8. Scene: Police Chase Vivécdota (27:00–36:13)
Main Story:
Berto recounts witnessing what he suspects is a plainclothes police chase on the Calle de Atocha—a narrative full of suspenseful buildup, only to deliver a delightfully underwhelming payoff.
- Berto: “Vi un policía secreta ejerciendo una persecución… súper emocionante.” (27:10)
- Describes a man talking into his fist (“le habla a su puño”) and attempts to deduce whether he’s a police officer or simply mad.
- Andreu: “Perdona que Me he perdido, ¿quién es el berraco?” (30:02)
- Berto jokes about his “intelligentísima” deduction, maintaining safe distance so as not to become part of the chase.
- The story climaxes with a mundane resolution: No arrests, just a lot of Berto tiptoeing around and feeling the adrenaline.
- Andreu: “Vaya emoción y cosa le has dado… a una mierda de anécdota. Porque no ha pasado nada.” (35:20)
- Berto: “Lo siento, mi vida ha sido aburrida.” (35:53)

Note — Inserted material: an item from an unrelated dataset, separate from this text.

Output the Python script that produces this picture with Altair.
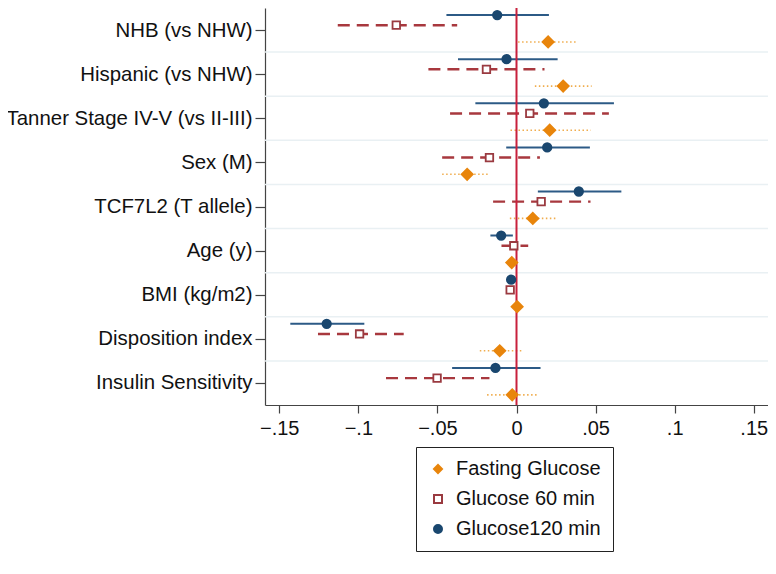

9. Musical Swing & Family History (38:34–40:40)
- Glenn Miller’s swing music plays as Andreu and Berto riff on how swing affects the body (comparing it to beating a cuttlefish on wood) and swap grandparent stories.
- “El swing me pone así. Llega un momento que estoy como un muñeco roto, tío.” – Andreu (39:09)
10. Audience Interactions & Lightning Q&A (40:56–52:22)
Listeners ask:
- Would you prefer a short, intense pain or a mild long-lasting pain?
Both: “Intenso, breve.” (41:22) - On tattoo artists not having tattoos:
Andreu: “No.” (44:19) - Can you eat the end of a fuet?
Jocular dissection of Spanish food traditions and the nature of minor intoxications. - Childhood advice: “bite your tongue so a wasp doesn’t sting you”
Listener Borja provides a theory: “Lo decían las madres y las abuelas para que el niño se mordiera y no gritara y no diera por culo.” (46:44)
11. Special Guest: Mario Casas (47:52–52:22)
- Not the actor, but a police officer and drummer, accompanied by his wife Gemma.
- Discusses kids’ confusion finding out about the famous actor and his life as a double-identity musician and “policía secreta.”
- Mario on his work: “Trabajo en menores en Rival Madrid... Mi compañero y yo somos un poco Berto.” (50:28)
- Light-hearted banter about possible confusion, and combining drumming with police work.
- Andreu and Berto dub him “nuestro Mario Casas” and appreciate the unexpected layers in their audience.
Memorable Moments & Quotes
- Naming and Nicknaming:
“La transformación, la alteración con los finales de holo a los nombres me parece la más divertida quizá de todas.” — Andreu (08:08) - Absurd Philosophical Musings:
“¿A partir de cuántos centímetros cuadrados una servilleta deja de ser una servilleta grande para ser un mantel pequeño?” (10:42) - Showerman Origin Story:
“Es un showman dentro de una ducha.” — Andreu (13:44) - Male Menopause Factoid:
“Pues que moja sin dejar embarazada.” — Listener Pablo, on andropause (18:12) - On Capitalism:
“El capitalismo, amigo Carlitos, bonito nombre, yo creo que tiene sus propios mecanismos para no morir nunca o continuar como un zombie.” — Andreu (18:58) - Chasing Police Story:
“Vi un policía secreta ejerciendo una persecución… súper emocionante.” — Berto (27:10) - Meta-reflection:
“La risa es el orgasmo de la inteligencia.” — Andreu (43:10) - On being called Beto:
“Beto no, Berto. La actitud es practicamente la misma… Starbucks. Te llamo Starbucks.” — Berto (09:31)
Timestamps of Key Segments
- 00:47 – Greeting from the studio, banter about titles and location.
- 02:19 – Joking about radio show title envy (“Hablar por Hablar”).
- 04:09 – Miguel Gallardo song parody and musical roasting.
- 06:25 – Improvisation philosophy; “pelos” nasal hair discussion.
- 07:45 – Listener Q&A begins (“Manolo/Samolo”).
- 10:42 – Big napkin/small tablecloth conundrum.
- 12:04 – Anecdotes about fan encounters and “Showerman.”
- 15:53 – Zambrana dance and male menopause segment.
- 18:42 – Capitalism and its demise.
- 21:08 – Language jokes, eating habits, “fuet” addiction.
- 27:00 – Berto’s police pursuit “vivécdota.”
- 38:34 – Glenn Miller swing break, musical musings.
- 40:56 – More listener questions, lightning round with audience participation.
- 47:52 – Interview with “Mario Casas,” the police drummer.
Conclusion
With their signature wit and partnership, Andreu and Berto transform trivialities into comedy gold. Routine, food, language, and everyday life are dissected with humor and curiosity. While “nadie sabe nada,” their improvisation skills and the vibrant involvement of audience and listeners create an episode that is anything but empty.